Product mix benefit offset by lower operating leverage
* Sales were flat YoY at INR14.3b (est. INR14.8b) in 3QFY22. DF sales grew 23% YoY to INR6.4b (45% of sales). Export of branded Formulations grew 41% YoY to INR1b (8% of sales). Exports (generic Formulations) declined by 17% YoY to INR1.8b (13% of sales). API sales fell 12% YoY to INR3.1b (21% of sales). Exports (institutional sales) fell 57% YoY to INR592m (4% of sales).
* Other operating income and revenue from subsidiaries grew 24% YoY to INR1.3b.
* Gross margin expanded by 170bp YoY to 65% on a superior product mix.
* EBITDA margin contracted by 450bp YoY to 21.5% (est. 23.3%) due to reduced operating leverage (employee cost/other expenses up 250bp/380bp YoY as a percentage of sales).
* EBITDA declined by 16% YoY to INR3.1b (est. INR3.5b).
* PAT declined by 26% YoY to INR2b (est. INR2.6b).
* Revenue rose 5% YoY to INR45b, whereas EBITDA/PAT fell 16%/19% YoY to INR11b/INR8b in 9MFY22.
Highlights from the management commentary
* The management guided at a standalone YoY growth of ~20% in 4QFY22.

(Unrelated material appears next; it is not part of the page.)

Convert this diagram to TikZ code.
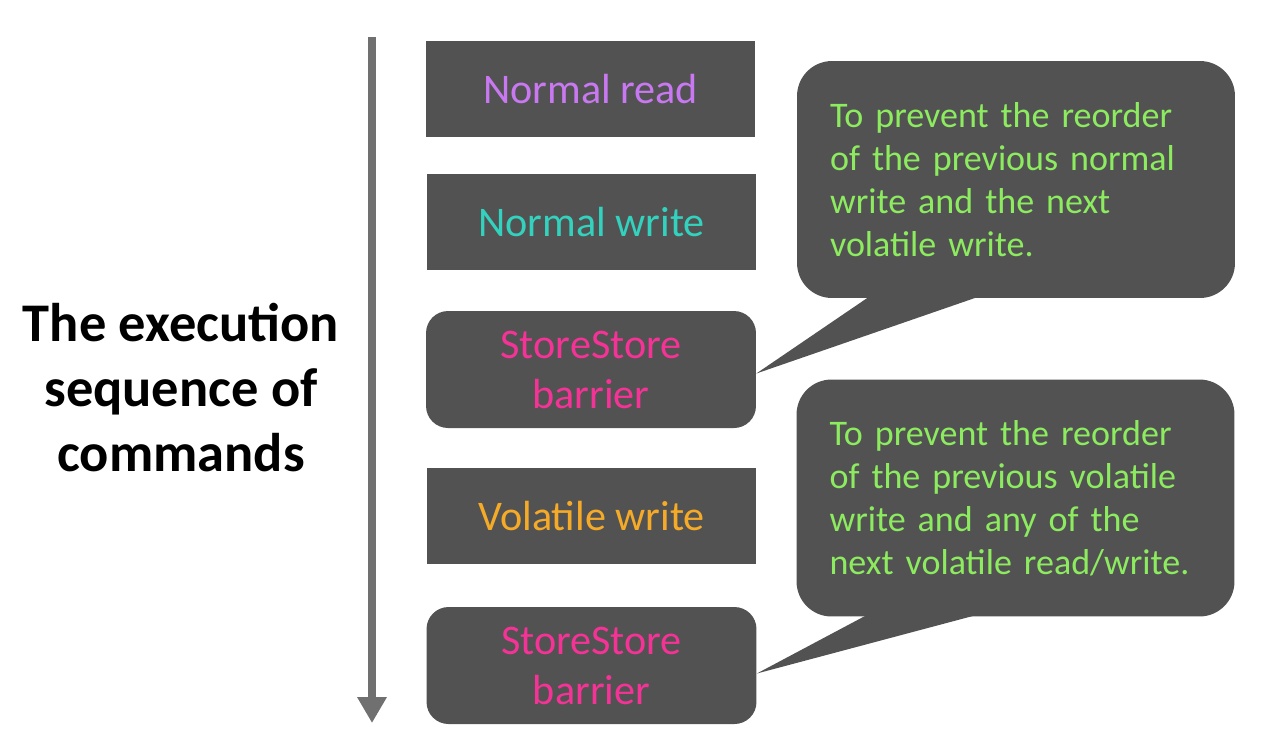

* API sales were impacted in 3QFY22 due to re-working of the process validation aspect of Losartan. The API business is expected to stabilize from 1QFY23 onwards.
* The generic business in the UK remained impacted due to prolonged delays in approvals from the regulatory agency for the supply of products through its own distribution channel.
* It guided at an institutional Antimalarial revenue of INR3.5b in FY22.
* The management expects an INR500m benefit from a WPI-linked price hike in the portfolio under NLEM in FY24.